Citation:  Paper number  052043,  2005 ASAE Annual Meeting . (doi: 10.13031/2013.18901) @2005
Authors:   C. Santhi, N. Kannan, M. Di Luzio, S. R. Potter, Jeffrey G. Arnold, Jay D. Atwood, R. L. Kellogg
Keywords:   Soil and Water Assessment Tool, Agricultural Environmental Productivity Extender, Conservation Practices, Water Quality, National Assessment, HUMUS

The United States Department of Agriculture has initiated the Conservation Effects Assessment Project (CEAP) to quantify the environmental benefits of conservation practices at the national scale. This paper provides an overview of the analytical approach being used in the CEAP national assessment to estimate off-site water quality benefits. For the assessment, a sampling and modeling approach is used. The farm-scale model Agricultural Policy/Environmental EXtender (APEX) is used to simulate conservation practices for cultivated cropland. Farmer surveys conducted on a subset of National Resource Inventory sample points provide information on current farming activities and conservation practices for APEX. Output from APEX will be input into the watershed scale model, Soil and Water Assessment Tool (SWAT) in the HUMUS (Hydrologic Unit Modeling for the United States) system for routing the pollutants to the 8-digit watershed outlet.
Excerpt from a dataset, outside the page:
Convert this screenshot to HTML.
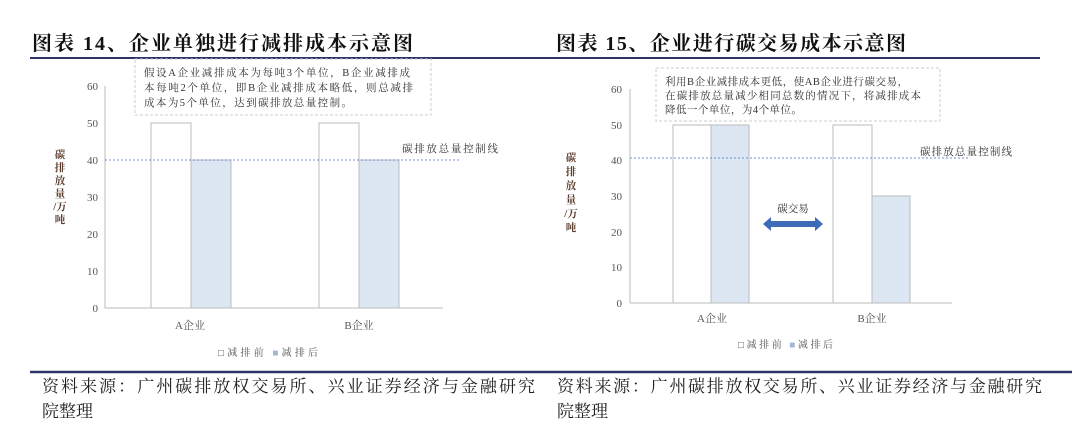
<!DOCTYPE html>
<html><head><meta charset="utf-8"><style>
body{margin:0;background:#fff;}
svg text{font-family:"Liberation Serif","Noto Serif CJK SC",serif;}
</style></head><body>
<svg width="1080" height="441" viewBox="0 0 1080 441" xmlns="http://www.w3.org/2000/svg">
<g font-weight="bold" font-size="20" fill="#111">
<text x="32" y="50" textLength="381" lengthAdjust="spacing">图表 14、企业单独进行减排成本示意图</text>
<text x="556" y="50" textLength="350" lengthAdjust="spacing">图表 15、企业进行碳交易成本示意图</text>
</g>
<line x1="30" y1="58" x2="1040" y2="58" stroke="#2e3468" stroke-width="2"/>
<line x1="30" y1="372" x2="1072" y2="372" stroke="#2e3468" stroke-width="2.5"/>
<g font-size="17" fill="#222">
<text x="42" y="392" textLength="493" lengthAdjust="spacing">资料来源：广州碳排放权交易所、兴业证券经济与金融研究</text>
<text x="42" y="417">院整理</text>
<text x="557" y="392" textLength="485" lengthAdjust="spacing">资料来源：广州碳排放权交易所、兴业证券经济与金融研究</text>
<text x="557" y="417">院整理</text>
</g>
<!-- left chart -->
<g font-size="11" fill="#555">
<line x1="105" y1="86" x2="105" y2="308" stroke="#bbb"/>
<line x1="105" y1="308" x2="443" y2="308" stroke="#bbb"/>
<g text-anchor="end">
<text x="98" y="312">0</text><text x="98" y="275">10</text><text x="98" y="238">20</text>
<text x="98" y="201">30</text><text x="98" y="164">40</text><text x="98" y="127">50</text><text x="98" y="90">60</text>
</g>
<rect x="151" y="123" width="40" height="185" fill="#fff" stroke="#bbb"/>
<rect x="191" y="160" width="40" height="148" fill="#dce7f3" stroke="#bbb"/>
<rect x="319" y="123" width="40" height="185" fill="#fff" stroke="#bbb"/>
<rect x="359" y="160" width="40" height="148" fill="#dce7f3" stroke="#bbb"/>
<line x1="105" y1="160" x2="459" y2="160" stroke="#6f8fd0" stroke-dasharray="2,2"/>
<text x="402" y="152" font-size="10.5" fill="#333" textLength="96" lengthAdjust="spacing">碳排放总量控制线</text>
<rect x="135" y="59" width="296" height="56" fill="none" stroke="#ccc" stroke-dasharray="3,2"/>
<g font-size="10.5" fill="#333">
<text x="144" y="76" textLength="266" lengthAdjust="spacing">假设A企业减排成本为每吨3个单位，B企业减排成</text>
<text x="144" y="91" textLength="269" lengthAdjust="spacing">本每吨2个单位，即B企业减排成本略低，则总减排</text>
<text x="144" y="106" textLength="208" lengthAdjust="spacing">成本为5个单位，达到碳排放总量控制。</text>
</g>
<g font-size="10.5" fill="#5a3a2a" text-anchor="middle" font-weight="bold">
<text x="60" y="158">碳</text><text x="60" y="171">排</text><text x="60" y="184">放</text><text x="60" y="197">量</text><text x="60" y="210">/万</text><text x="60" y="223">吨</text>
</g>
<text x="190" y="329" text-anchor="middle">A企业</text>
<text x="359" y="329" text-anchor="middle">B企业</text>
<text x="218" y="356" font-size="10" textLength="100" lengthAdjust="spacing">□减排前 <tspan fill="#9fb7d6">■</tspan>减排后</text>
</g>
<!-- right chart -->
<g font-size="11" fill="#555">
<line x1="630" y1="89" x2="630" y2="303" stroke="#bbb"/>
<line x1="630" y1="303" x2="952" y2="303" stroke="#bbb"/>
<g text-anchor="end">
<text x="622" y="307">0</text><text x="622" y="271">10</text><text x="622" y="236">20</text>
<text x="622" y="200">30</text><text x="622" y="164">40</text><text x="622" y="129">50</text><text x="622" y="93">60</text>
</g>
<rect x="673" y="125" width="38" height="178" fill="#fff" stroke="#bbb"/>
<rect x="711" y="125" width="38" height="178" fill="#dce7f3" stroke="#bbb"/>
<rect x="833" y="125" width="39" height="178" fill="#fff" stroke="#bbb"/>
<rect x="872" y="196" width="38" height="107" fill="#dce7f3" stroke="#bbb"/>
<line x1="630" y1="158" x2="970" y2="158" stroke="#6f8fd0" stroke-dasharray="2,2"/>
<text x="920" y="155" font-size="10.5" fill="#333" textLength="92" lengthAdjust="spacing">碳排放总量控制线</text>
<rect x="656" y="68" width="284" height="53" fill="none" stroke="#ccc" stroke-dasharray="3,2"/>
<g font-size="10.5" fill="#333">
<text x="665" y="85" textLength="243" lengthAdjust="spacing">利用B企业减排成本更低，使AB企业进行碳交易，</text>
<text x="665" y="99" textLength="256" lengthAdjust="spacing">在碳排放总量减少相同总数的情况下，将减排成本</text>
<text x="665" y="113" textLength="137" lengthAdjust="spacing">降低一个单位，为4个单位。</text>
</g>
<text x="793" y="212" font-size="10.5" fill="#333" text-anchor="middle">碳交易</text>
<path d="M763 224 L771 217 L771 221 L815 221 L815 217 L823 224 L815 231 L815 227 L771 227 L771 231 Z" fill="#3d6bb5"/>
<g font-size="10.5" fill="#5a3a2a" text-anchor="middle" font-weight="bold">
<text x="571" y="161">碳</text><text x="571" y="175">排</text><text x="571" y="189">放</text><text x="571" y="203">量</text><text x="571" y="217">/万</text><text x="571" y="231">吨</text>
</g>
<text x="712" y="322" text-anchor="middle">A企业</text>
<text x="872" y="322" text-anchor="middle">B企业</text>
<text x="738" y="348" font-size="10" textLength="95" lengthAdjust="spacing">□减排前 <tspan fill="#9fb7d6">■</tspan>减排后</text>
</g>
</svg>
</body></html>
SWAT will be calibrated and validated using the United States Geological Surveys SPAtially Referenced Regressions On Watershed attributes (SPARROW) model output, streamflow and pollutant data. The HUMUS system simulates in-stream effects for (a) a baseline scenario with conservation practices and (b) an alternative scenario without conservation practices. The off-site water quality benefits of conservation practices currently in use will be determined by comparing outputs for the alternative scenario to the baseline outputs at each 8-digit watershed. Benefits will be reported as reductions in in-stream concentrations and loadings of sediment, nutrients and pesticides, and reductions in the number of days that concentrations exceed human health and ecological thresholds.